For the past 96 hours, Rep. John Lewis's decision to not attend Donald Trump's inauguration Friday has been cast as the beating heart of a large-scale protest movement against the businessman-turned-politician. Lewis's status as a civil rights icon and Trump's baffling attempts to suggest that the Georgia Democrat is more talk than action have only fueled the idea of Lewis as the last principled man in Washington.

Turns out that story line might have been a wee bit overstated. Why? Because Lewis also boycotted — again, on principle — the inauguration of George W. Bush back in 2001. This, from a Washington Post story dated Jan. 21, 2001:

Some members of the Black Caucus decided to boycott Inauguration Day; John Lewis, for instance, spent the day in his Atlanta district. He thought it would be hypocritical to attend Bush's swearing-in because he doesn't believe Bush is the true elected president.
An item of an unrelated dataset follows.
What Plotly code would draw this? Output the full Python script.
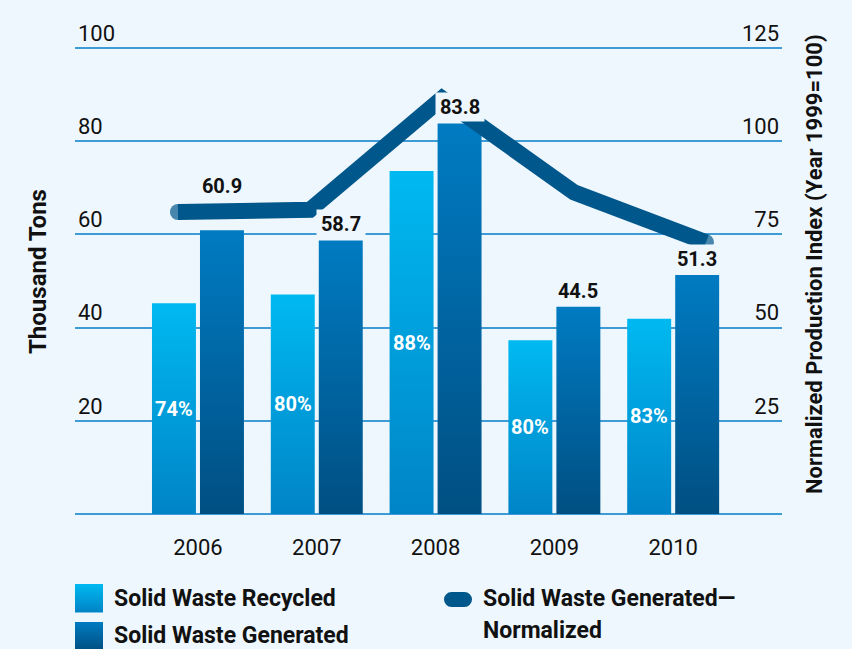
import plotly.graph_objects as go

# data (thousand tons / index, year 1999 = 100)
years = [2006, 2007, 2008, 2009, 2010]
recycled = [45.2, 47.1, 73.6, 37.3, 41.9]
generated = [60.9, 58.7, 83.8, 44.5, 51.3]
recycled_share = [74, 80, 88, 80, 83]
normalized = [81.0, 81.6, 111.5, 86.3, 72.9]
left_ticks = [20, 40, 60, 80, 100]
right_ticks = [25, 50, 75, 100, 125]

W, H = 852, 649
L, R, T, B = 75, 70, 2, 135
PW, PH = W - L - R, H - T - B
PX_PER_UNIT = 4.66          # left-axis pixels per thousand tons
Y_TOP = PH / PX_PER_UNIT
Y2_TOP = Y_TOP * 1.25       # right axis: 125 lines up with 100

BG = "#eef7fd"
GRID = "#3f9bd6"
REC = ("#0084c7", "#00b9f0")   # bottom, top
GEN = ("#004f82", "#007bc2")
LINE = "#00578b"
FONT = "Roboto"
INK = "#111111"

BAR_W, HALF_GAP = 0.37, 0.017


def px_x(px):
    return (px - L) / PW


def px_y(py):
    return (H - B - py) / PH


def mix(c1, c2, t):
    a = [int(c1[k:k + 2], 16) for k in (1, 3, 5)]
    b = [int(c2[k:k + 2], 16) for k in (1, 3, 5)]
    return "#" + "".join(f"{round(p + (q - p) * t):02x}" for p, q in zip(a, b))


fig = go.Figure()


def add_bar(i, v, left, colors):
    x0 = i - HALF_GAP - BAR_W if left else i + HALF_GAP
    x1 = x0 + BAR_W
    fig.add_trace(go.Scatter(
        x=[x0, x0, x1, x1, x0], y=[0, v, v, 0, 0],
        mode="lines", fill="toself", line=dict(width=0),
        fillgradient=dict(type="vertical",
                          colorscale=[[0, colors[0]], [1, colors[1]]]),
        hoverinfo="skip", showlegend=False))


for i in range(len(years)):
    add_bar(i, recycled[i], True, REC)
    add_bar(i, generated[i], False, GEN)

# normalized production line (right axis), round ends via end markers
fig.add_trace(go.Scatter(
    x=years, y=normalized, xaxis="x2", yaxis="y2",
    mode="lines+markers",
    line=dict(color=LINE, width=16),
    marker=dict(size=[16, 0, 0, 0, 16], color=LINE, line=dict(width=0)),
    hoverinfo="skip", showlegend=False))

annotations = []
for i in range(len(years)):
    # generated value above the bar
    annotations.append(dict(
        x=i + HALF_GAP + BAR_W / 2, y=generated[i], xref="x", yref="y",
        text=f"{generated[i]:.1f}", showarrow=False,
        yanchor="bottom", yshift=29 if i == 0 else 1,
        width=46, height=26, bgcolor=BG,
        font=dict(family=FONT, size=20, color=INK, weight="bold")))
    # recycled share inside the bar
    annotations.append(dict(
        x=i - HALF_GAP - BAR_W / 2, y=recycled[i] / 2, xref="x", yref="y",
        text=f"{recycled_share[i]}%", showarrow=False,
        font=dict(family=FONT, size=20, color="white", weight="bold")))

# axis titles
annotations.append(dict(
    x=px_x(38), y=px_y(272), xref="paper", yref="paper", text="Thousand Tons",
    textangle=-90, showarrow=False, xanchor="center", yanchor="middle",
    font=dict(family=FONT, size=24, color=INK, weight="bold")))
annotations.append(dict(
    x=px_x(814), y=px_y(264), xref="paper", yref="paper",
    text="Normalized Production Index (Year 1999=100)",
    textangle=-90, showarrow=False, xanchor="center", yanchor="middle",
    font=dict(family=FONT, size=22, color=INK, weight="bold")))

# legend text
legend_font = dict(family=FONT, size=23, color=INK, weight="bold")
for label, lx, ly in [("Solid Waste Recycled", 112, 598),
                      ("Solid Waste Generated", 112, 635),
                      ("Solid Waste Generated\u2014", 481, 598),
                      ("Normalized", 481, 630)]:
    annotations.append(dict(
        x=px_x(lx), y=px_y(ly), xref="paper", yref="paper", text=label,
        xanchor="left", yanchor="middle", showarrow=False, font=legend_font))

# legend swatches (gradient squares + rounded pill)
shapes = []


def swatch(x0, y0, x1, y1, colors, n=14):
    step = (y1 - y0) / n
    for k in range(n):
        shapes.append(dict(
            type="rect", xref="paper", yref="paper", layer="above",
            x0=px_x(x0), x1=px_x(x1),
            y0=px_y(y0 + k * step), y1=px_y(y0 + (k + 1) * step + 0.5),
            fillcolor=mix(colors[1], colors[0], (k + 0.5) / n),
            line=dict(width=0)))


swatch(75, 584, 103, 612, REC)
swatch(75, 622, 103, 650, GEN)
shapes.append(dict(type="rect", xref="paper", yref="paper", layer="above",
                   x0=px_x(451.5), x1=px_x(464.5), y0=px_y(592), y1=px_y(607),
                   fillcolor=LINE, line=dict(width=0)))
for cx in (451.5, 464.5):
    shapes.append(dict(type="circle", xref="paper", yref="paper", layer="above",
                       x0=px_x(cx - 7.5), x1=px_x(cx + 7.5),
                       y0=px_y(592), y1=px_y(607),
                       fillcolor=LINE, line=dict(width=0)))

tick_font = dict(family=FONT, size=22, color=INK)

fig.update_layout(
    width=W, height=H,
    margin=dict(l=L, r=R, t=T, b=B),
    paper_bgcolor=BG, plot_bgcolor=BG,
    showlegend=False,
    xaxis=dict(range=[-1.035, 4.916], tickvals=list(range(len(years))),
               ticktext=[str(y) for y in years], showgrid=False,
               zeroline=False, ticks="", tickfont=tick_font,
               ticklabelstandoff=18, fixedrange=True),
    xaxis2=dict(overlaying="x", range=[2005.22, 2010.576], visible=False),
    yaxis=dict(range=[0, Y_TOP], tickvals=left_ticks, showgrid=True,
               gridcolor=GRID, gridwidth=2, zeroline=True,
               zerolinecolor=GRID, zerolinewidth=2, ticks="",
               ticklabelposition="inside", ticklabelshift=-15,
               tickfont=tick_font),
    yaxis2=dict(overlaying="y", side="right", range=[0, Y2_TOP],
                tickvals=right_ticks, showgrid=False, zeroline=False,
                ticks="", ticklabelposition="inside", ticklabelshift=-15,
                tickfont=tick_font),
    annotations=annotations,
    shapes=shapes,
)

# drop the browser's default page margin so the figure fills the window
fig.write_html("out.html", config={"displayModeBar": False},
               post_script="document.body.style.margin='0';"
                           "document.body.style.overflow='hidden';")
If that sounds familiar, it should. Here's what Lewis told NBC's Chuck Todd on Friday about his decision not to attend Trump's inauguration:

CHUCK TODD: You have forged relationships with many presidents. Do you plan on trying to forge a relationship with Donald Trump?

REP. JOHN LEWIS: You know, I believe in forgiveness. I believe in trying to work with people. It will be hard. It's going to be very difficult. I don't see this president-elect as a legitimate president.


Rep. John Lewis (Andrew Harrer/Bloomberg News)

So here's what we now know:

* John Lewis has said the last two Republican presidents were illegitimate.

* John Lewis has attended just one inauguration of a Republican president since he was first elected to Congress in 1986: that of George H.W. Bush in 1988.

Trump, he of the often-erroneous tweets, actually had this one right.

Now. None of that takes away from Lewis's well-earned reputation as a man of principle. And nothing Lewis could say or do would erase his heroic efforts — often risking his own personal well-being — in the civil rights movement.

But what the revelation does do is make it more difficult to paint his opposition to Trump in anything but a partisan way. Democrats — Lewis included — have spent lots of time (and rhetoric) insisting that their objections to Trump are not rooted in simple disagreements over policy or the fact that he is not of their party. Their opposition to Trump, they insist, is centered on a nonpartisan belief/worry that he is far outside of the mainstream of political thought that governs the two parties and, as such, represents a clear and present danger to the nation and its citizens.

That could still be true! But Lewis's forgetfulness about not attending the inauguration of the 43rd president for the same stated reasons as his taking a pass on the inauguration of the 45th president — and the fact that both presidents are Republicans! — undercuts not only the “principled opposition” argument but also the “Trump is fundamentally different/worse than everyone who has come before” argument.

The more Democrats look like pure partisans blocking Trump solely because he is a Republican, the less success they will have in opposing him in a way that reaches beyond their party base. That's why Lewis's memory glitch is damaging.